Exercise aim. Filter the listing below, copying every line in which the word "this" appears.

[START]

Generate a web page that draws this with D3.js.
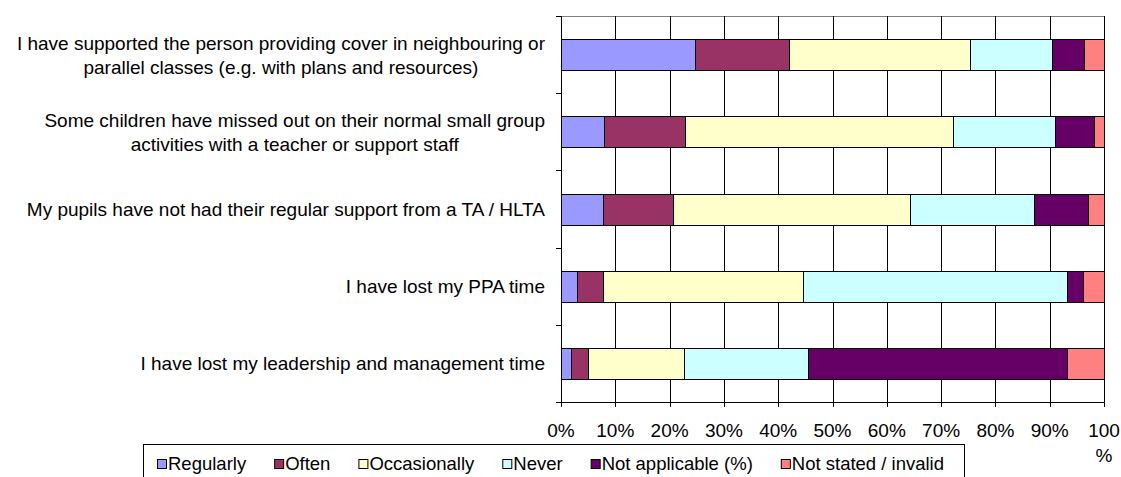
<!DOCTYPE html>
<html>
<head>
<meta charset="utf-8">
<script src="https://cdn.jsdelivr.net/npm/d3@7"></script>
<style>
  body { margin: 0; background: #fff; }
  text { font-family: 'Liberation Sans', Arial, sans-serif; fill: #000; }
</style>
</head>
<body>
<div id="chart"></div>
<script>
// categories, top to bottom
const categories = [
  'I have supported the person providing cover in neighbouring or parallel classes (e.g. with plans and resources)',
  'Some children have missed out on their normal small group activities with a teacher or support staff',
  'My pupils have not had their regular support from a TA / HLTA',
  'I have lost my PPA time',
  'I have lost my leadership and management time'
]
const categoryLines = [
  ['I have supported the person providing cover in neighbouring or', 'parallel classes (e.g. with plans and resources)'],
  ['Some children have missed out on their normal small group', 'activities with a teacher or support staff'],
  ['My pupils have not had their regular support from a TA / HLTA'],
  ['I have lost my PPA time'],
  ['I have lost my leadership and management time']
]

const seriesNames = ['Regularly', 'Often', 'Occasionally', 'Never', 'Not applicable (%)', 'Not stated / invalid']
const seriesColors = ['#9999FF', '#993366', '#FFFFCC', '#CCFFFF', '#660066', '#FF8080']

const regularly = [24.7, 7.9, 7.8, 2.9, 1.9]
const often = [17.2, 15.0, 12.9, 4.9, 3.1]
const occasionally = [33.4, 49.2, 43.6, 36.7, 17.7]
const never = [15.2, 18.9, 22.8, 48.6, 22.7]
const notApplicable = [5.8, 7.1, 10.0, 3.0, 47.7]
const notStated = [3.7, 1.9, 2.9, 3.9, 6.9]

const tickValues = [0, 10, 20, 30, 40, 50, 60, 70, 80, 90, 100]
const tickLabels = ['0%', '10%', '20%', '30%', '40%', '50%', '60%', '70%', '80%', '90%', '100\n%']

const width = 1121
const height = 477
const plot = { left: 561, right: 1104, top: 16, bottom: 402 }

const svg = d3
  .select('#chart')
  .append('svg')
  .attr('width', width)
  .attr('height', height)
  .style('display', 'block')

svg.append('rect').attr('width', width).attr('height', height).attr('fill', '#fff')

const xPositionScale = d3.scaleLinear().domain([0, 100]).range([plot.left, plot.right])
const yPositionScale = d3
  .scaleBand()
  .domain(categories)
  .range([plot.top, plot.bottom])
  .paddingInner(0.6)
  .paddingOuter(0.3)

// table for the stack
const table = categories.map((c, i) => ({
  category: c,
  Regularly: regularly[i],
  Often: often[i],
  Occasionally: occasionally[i],
  Never: never[i],
  'Not applicable (%)': notApplicable[i],
  'Not stated / invalid': notStated[i]
}))
const stacked = d3.stack().keys(seriesNames)(table)

// plot border (top / right) and vertical gridlines
svg
  .append('rect')
  .attr('x', plot.left + 0.5)
  .attr('y', plot.top + 0.5)
  .attr('width', plot.right - plot.left)
  .attr('height', plot.bottom - plot.top)
  .attr('fill', 'none')
  .attr('stroke', '#808080')

svg
  .append('g')
  .selectAll('line')
  .data(tickValues.slice(1))
  .enter()
  .append('line')
  .attr('x1', d => Math.round(xPositionScale(d)) + 0.5)
  .attr('x2', d => Math.round(xPositionScale(d)) + 0.5)
  .attr('y1', plot.top)
  .attr('y2', plot.bottom)
  .attr('stroke', '#000')

// bars
svg
  .append('g')
  .selectAll('g')
  .data(stacked)
  .enter()
  .append('g')
  .attr('fill', (d, i) => seriesColors[i])
  .selectAll('rect')
  .data(d => d)
  .enter()
  .append('rect')
  .attr('x', d => Math.round(xPositionScale(d[0])) + 0.5)
  .attr('y', d => Math.round(yPositionScale(d.data.category)) + 0.5)
  .attr('width', d => Math.round(xPositionScale(d[1])) - Math.round(xPositionScale(d[0])))
  .attr('height', Math.round(yPositionScale.bandwidth()))
  .attr('stroke', '#000')
  .attr('stroke-width', 1)

// y axis with ticks at band boundaries
const step = yPositionScale.step()
const yBounds = d3.range(categories.length + 1).map(i => plot.top + i * step)
const yAxis = svg.append('g')
yAxis
  .append('line')
  .attr('x1', plot.left + 0.5)
  .attr('x2', plot.left + 0.5)
  .attr('y1', plot.top)
  .attr('y2', plot.bottom)
  .attr('stroke', '#000')
yAxis
  .selectAll('.ytick')
  .data(yBounds)
  .enter()
  .append('line')
  .attr('class', 'ytick')
  .attr('x1', plot.left - 5)
  .attr('x2', plot.left)
  .attr('y1', d => Math.round(d) + 0.5)
  .attr('y2', d => Math.round(d) + 0.5)
  .attr('stroke', '#000')

// category labels
const labels = yAxis
  .selectAll('.ylabel')
  .data(categories)
  .enter()
  .append('text')
  .attr('class', 'ylabel')
  .attr('font-size', 19)
  .attr('text-anchor', 'middle')

labels.each(function(d, i) {
  const lines = categoryLines[i]
  const cy = yPositionScale(d) + yPositionScale.bandwidth() / 2
  const el = d3.select(this)
  lines.forEach(line => {
    el.append('tspan').text(line)
  })
  // right align the whole block, center lines within it
  const widths = []
  el.selectAll('tspan').each(function() { widths.push(this.getComputedTextLength()) })
  const blockW = d3.max(widths)
  const right = 545
  const cx = right - blockW / 2
  el.selectAll('tspan')
    .attr('x', cx)
    .attr('y', (t, j) => lines.length === 1 ? cy + 6.5 : cy - 5 + j * 24.5)
})

// x axis
const xAxis = svg.append('g')
xAxis
  .append('line')
  .attr('x1', plot.left)
  .attr('x2', plot.right)
  .attr('y1', plot.bottom + 0.5)
  .attr('y2', plot.bottom + 0.5)
  .attr('stroke', '#000')
xAxis
  .selectAll('.xtick')
  .data(tickValues)
  .enter()
  .append('line')
  .attr('x1', d => Math.round(xPositionScale(d)) + 0.5)
  .attr('x2', d => Math.round(xPositionScale(d)) + 0.5)
  .attr('y1', plot.bottom)
  .attr('y2', plot.bottom + 5)
  .attr('stroke', '#000')
xAxis
  .selectAll('.xlabel')
  .data(tickValues)
  .enter()
  .append('text')
  .attr('font-size', 19)
  .attr('text-anchor', 'middle')
  .each(function(d, i) {
    const parts = tickLabels[i].split('\n')
    d3.select(this)
      .selectAll('tspan')
      .data(parts)
      .enter()
      .append('tspan')
      .attr('x', xPositionScale(d))
      .attr('y', (p, j) => 437 + j * 25)
      .text(p => p)
  })

// legend
const legend = svg.append('g')
legend
  .append('rect')
  .attr('x', 143.5)
  .attr('y', 444.5)
  .attr('width', 821)
  .attr('height', 40)
  .attr('fill', '#fff')
  .attr('stroke', '#000')

let lx = 157
seriesNames.forEach((name, i) => {
  legend
    .append('rect')
    .attr('x', lx + 0.5)
    .attr('y', 459.5)
    .attr('width', 9)
    .attr('height', 9)
    .attr('fill', seriesColors[i])
    .attr('stroke', '#000')
  const t = legend
    .append('text')
    .attr('x', lx + 11)
    .attr('y', 470)
    .attr('font-size', 18.5)
    .text(name)
  lx += 11 + t.node().getComputedTextLength() + 28
})
</script>
</body>
</html>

[END]

Solution.
Generate a web page that draws this with D3.js.
  const el = d3.select(this)
  el.selectAll('tspan').each(function() { widths.push(this.getComputedTextLength()) })
    d3.select(this)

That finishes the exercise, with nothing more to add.